Not long after that Samantha and her boyfriend announced they were expecting. It was like a punch in the stomach to Ruth. They weren’t even married, and didn’t even know if they’d be getting married. Once Carmen was born Charles said he hoped Mack would just move on down the road and let him raise Carmen. What? Come again. He couldn’t wait until Carmen got old enough to take with us to Savannah. Huh? Ouch. Ruth waited until an opportune moment to talk to Charles about it. “These are the very reasons you told me you didn’t want a child. You didn’t want the responsibility.” “Yes”, Charles said, “but Carmen is already here and I already like her.” Ruth understood some of that sentiment, but it hurt just the same. It changed nothing. She knew she could never have children with Charles now even if he said he wanted to. She didn’t know what she would do if he ever put his hands on their child the way he had her. What was the point of the discussion? Maybe just to let Charles know that he was being insensitive.

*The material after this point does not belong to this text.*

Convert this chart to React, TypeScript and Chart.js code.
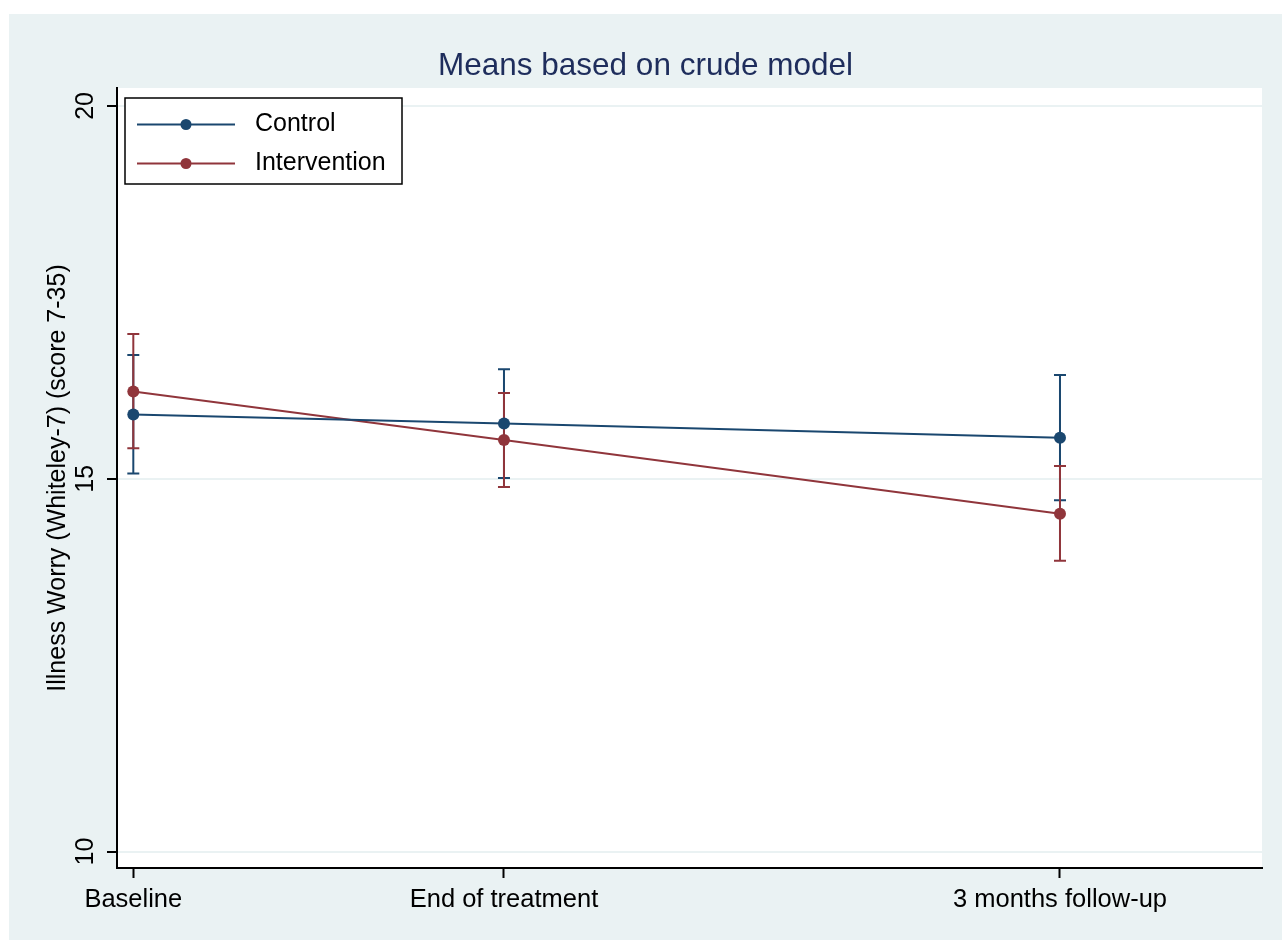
import React, { useEffect, useRef } from 'react';
import { Chart, registerables } from 'chart.js';
Chart.register(...registerables);

const FONT = '"Liberation Sans", Arial, Helvetica, sans-serif';

const categories = ['Baseline', 'End of treatment', '3 months follow-up'];
const timeWeeks = [0, 8, 20];
const yTicks = [10, 15, 20];

const controlMean = [15.86, 15.74, 15.55];
const controlLower = [15.07, 15.01, 14.71];
const controlUpper = [16.66, 16.47, 16.39];

const interventionMean = [16.17, 15.52, 14.53];
const interventionLower = [15.41, 14.89, 13.9];
const interventionUpper = [16.94, 16.15, 15.17];

const CONTROL_COLOR = '#1a476f';
const INTERVENTION_COLOR = '#90353b';
const PANEL_BG = '#eaf2f3';
const TITLE = 'Means based on crude model';
const Y_TITLE = 'Illness Worry (Whiteley-7) (score 7-35)';

export default function App() {
  const ref = useRef<HTMLCanvasElement>(null);

  useEffect(() => {
    const canvas = ref.current;
    if (!canvas) return;

    const bgPlugin = {
      id: 'bgPanel',
      beforeDraw(chart: any) {
        const { ctx, chartArea } = chart;
        ctx.save();
        ctx.fillStyle = '#ffffff';
        ctx.fillRect(0, 0, chart.width, chart.height);
        ctx.fillStyle = PANEL_BG;
        ctx.fillRect(9, 14, chart.width - 9, chart.height - 14);
        ctx.fillStyle = '#ffffff';
        ctx.fillRect(chartArea.left, chartArea.top, chartArea.right - chartArea.left, chartArea.bottom - chartArea.top);
        ctx.fillStyle = '#1e2d5c';
        ctx.font = `31.5px ${FONT}`;
        ctx.textAlign = 'center';
        ctx.textBaseline = 'middle';
        ctx.fillText(TITLE, (9 + chart.width) / 2, 66);
        ctx.restore();
      },
    };

    const errorBarPlugin = {
      id: 'errorBars',
      beforeDatasetsDraw(chart: any) {
        const { ctx } = chart;
        const xs = chart.scales.x;
        const ys = chart.scales.y;
        const groups = [
          { lower: controlLower, upper: controlUpper, color: CONTROL_COLOR },
          { lower: interventionLower, upper: interventionUpper, color: INTERVENTION_COLOR },
        ];
        ctx.save();
        ctx.lineWidth = 2;
        groups.forEach((g) => {
          ctx.strokeStyle = g.color;
          timeWeeks.forEach((t, i) => {
            const x = xs.getPixelForValue(t);
            const y1 = ys.getPixelForValue(g.lower[i]);
            const y2 = ys.getPixelForValue(g.upper[i]);
            ctx.beginPath();
            ctx.moveTo(x, y1);
            ctx.lineTo(x, y2);
            ctx.moveTo(x - 6, y1);
            ctx.lineTo(x + 6, y1);
            ctx.moveTo(x - 6, y2);
            ctx.lineTo(x + 6, y2);
            ctx.stroke();
          });
        });
        ctx.restore();
      },
    };

    const legendPlugin = {
      id: 'boxLegend',
      afterDatasetsDraw(chart: any) {
        const { ctx, chartArea } = chart;
        const left = chartArea.left + 8;
        const top = chartArea.top + 10;
        const w = 277;
        const h = 86;
        ctx.save();
        ctx.fillStyle = '#ffffff';
        ctx.fillRect(left, top, w, h);
        ctx.strokeStyle = '#000000';
        ctx.lineWidth = 1.5;
        ctx.strokeRect(left, top, w, h);
        const items = chart.data.datasets.map((d: any) => ({ label: d.label, color: d.borderColor }));
        items.forEach((it: any, i: number) => {
          const cy = top + 26.5 + i * 39;
          ctx.strokeStyle = it.color;
          ctx.lineWidth = 2;
          ctx.beginPath();
          ctx.moveTo(left + 12, cy);
          ctx.lineTo(left + 110, cy);
          ctx.stroke();
          ctx.fillStyle = it.color;
          ctx.beginPath();
          ctx.arc(left + 61, cy, 5.5, 0, Math.PI * 2);
          ctx.fill();
          ctx.fillStyle = '#000000';
          ctx.font = `25px ${FONT}`;
          ctx.textAlign = 'left';
          ctx.textBaseline = 'middle';
          ctx.fillText(it.label, left + 130, cy);
        });
        ctx.restore();
      },
    };

    const chart = new Chart(canvas, {
      type: 'line',
      data: {
        datasets: [
          {
            label: 'Control',
            data: timeWeeks.map((t, i) => ({ x: t, y: controlMean[i] })),
            borderColor: CONTROL_COLOR,
            backgroundColor: CONTROL_COLOR,
            borderWidth: 2,
            pointRadius: 6,
            pointBorderWidth: 0,
            tension: 0,
          },
          {
            label: 'Intervention',
            data: timeWeeks.map((t, i) => ({ x: t, y: interventionMean[i] })),
            borderColor: INTERVENTION_COLOR,
            backgroundColor: INTERVENTION_COLOR,
            borderWidth: 2,
            pointRadius: 6,
            pointBorderWidth: 0,
            tension: 0,
          },
        ],
      },
      options: {
        responsive: false,
        animation: false,
        devicePixelRatio: 1,
        layout: { padding: { left: 0, top: 88, right: 20, bottom: 0 } },
        plugins: {
          legend: { display: false },
          title: { display: false },
          tooltip: { enabled: false },
        },
        scales: {
          x: {
            type: 'linear',
            min: -0.352,
            max: 24.36,
            afterBuildTicks: (scale: any) => {
              scale.ticks = timeWeeks.map((v) => ({ value: v }));
            },
            afterFit: (scale: any) => {
              scale.height = 72;
            },
            grid: {
              display: true,
              drawOnChartArea: false,
              drawTicks: true,
              tickLength: 10,
              tickColor: '#000000',
              tickWidth: 2,
            },
            border: { display: true, color: '#000000', width: 2 },
            ticks: {
              autoSkip: false,
              maxRotation: 0,
              minRotation: 0,
              padding: 7,
              color: '#000000',
              font: { family: FONT, size: 25.5 },
              callback: (v: any) => {
                const idx = timeWeeks.indexOf(Number(v));
                return idx >= 0 ? categories[idx] : '';
              },
            },
          },
          y: {
            type: 'linear',
            min: 9.78,
            max: 20.24,
            afterBuildTicks: (scale: any) => {
              scale.ticks = yTicks.map((v) => ({ value: v }));
            },
            afterFit: (scale: any) => {
              scale.width = 117;
            },
            grid: {
              display: true,
              drawOnChartArea: true,
              color: PANEL_BG,
              lineWidth: 2,
              drawTicks: true,
              tickLength: 10,
              tickColor: '#000000',
              tickWidth: 2,
            },
            border: { display: true, color: '#000000', width: 2 },
            title: {
              display: true,
              text: Y_TITLE,
              color: '#000000',
              font: { family: FONT, size: 25 },
              padding: { top: 43, bottom: 0 },
            },
            ticks: {
              minRotation: 90,
              maxRotation: 90,
              crossAlign: 'center',
              padding: 7,
              color: '#000000',
              font: { family: FONT, size: 25 },
              callback: (v: any) => String(v),
            },
          },
        },
      },
      plugins: [bgPlugin, errorBarPlugin, legendPlugin],
    } as any);

    return () => {
      chart.destroy();
    };
  }, []);

  return (
    <div style={{ position: 'absolute', left: 0, top: 0, width: 1282, height: 940 }}>
      <canvas ref={ref} width={1282} height={940} style={{ display: 'block' }} />
    </div>
  );
}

Ruth continued to pray, and to try to put it behind her. She asked Charles to consider getting a vasectomy. “What? You want me to do what?!? There’s no way I’m letting anyone snip around my man parts!” This wasn’t some ridiculous request to try to get even or out of spite. Ruth really wanted to put it behind her. She didn’t feel she should have to be responsible for the birth control when it wasn’t her who wanted to control it. It wasn’t that she couldn’t be trusted to do it. It was that taking that pill was a daily reminder of what she couldn’t have – what she’d never have.
When Ruth had finally had enough, and the fairy tale was shattered, Charles offered to have a child with her. “I’ve been selfish, we’ll have a baby.” Ruth couldn’t even think about that now. The reasons she was done had little to do with having or not having a baby. “Do you think that’s what this is about? Do you think having a baby is going to fix this? You’ve made it perfectly clear you don’t want a child with me. How could I possibly do that now?” During all of their discussions of what had gone wrong in their marriage Ruth had never once brought up having a child. This was just one more way she knew that this was done. Charles was only dangling a carrot in front of her. He no more wanted a child with her now than he ever had.
You see by this point Ruth knew that praying wasn’t solving anything. She’d relied on God and his word and his rules for living and where had it gotten her? Nowhere. She’d been the submissive, giving, supportive, loving wife. She’d been obedient to God and his word. Ruth looked for God’s hand in this anyplace she thought she might be able to find it – in the little things. Any small kindness she was offered, any tiny good thing she was given. But at some point she decided God wasn’t interested in parking spaces and traffic lights. She’s seen the world around her. Some people call it brokenness, the result of sin and fallen man. Ruth just thinks this is the way it is and maybe it’s time we grow up and stop blaming “sin” and “fallen man” and realize that. Maybe it’s time we stop waiting on a miracle to fix it.
She enjoyed and still does enjoy a fantastic relationship with Carmen. Ruth is her D’Ma. Carmen is five now. They have sleepovers and do manis and pedis. They dig in the dirt together. She has a sister now, too. Alison. The relationship with Sam is a little strained, but at least Sam hasn’t cut her out completely. It would be easy enough to do.
Ruth hasn’t given up totally on the idea of having children herself. New possibilities are open to her now. Where she once thought it impossible, she can see it as probable. Truly the world is her oyster. With the thoughts of the past behind her, she can see a bright new future. One filled with love and laughter and the family she always thought she’d have.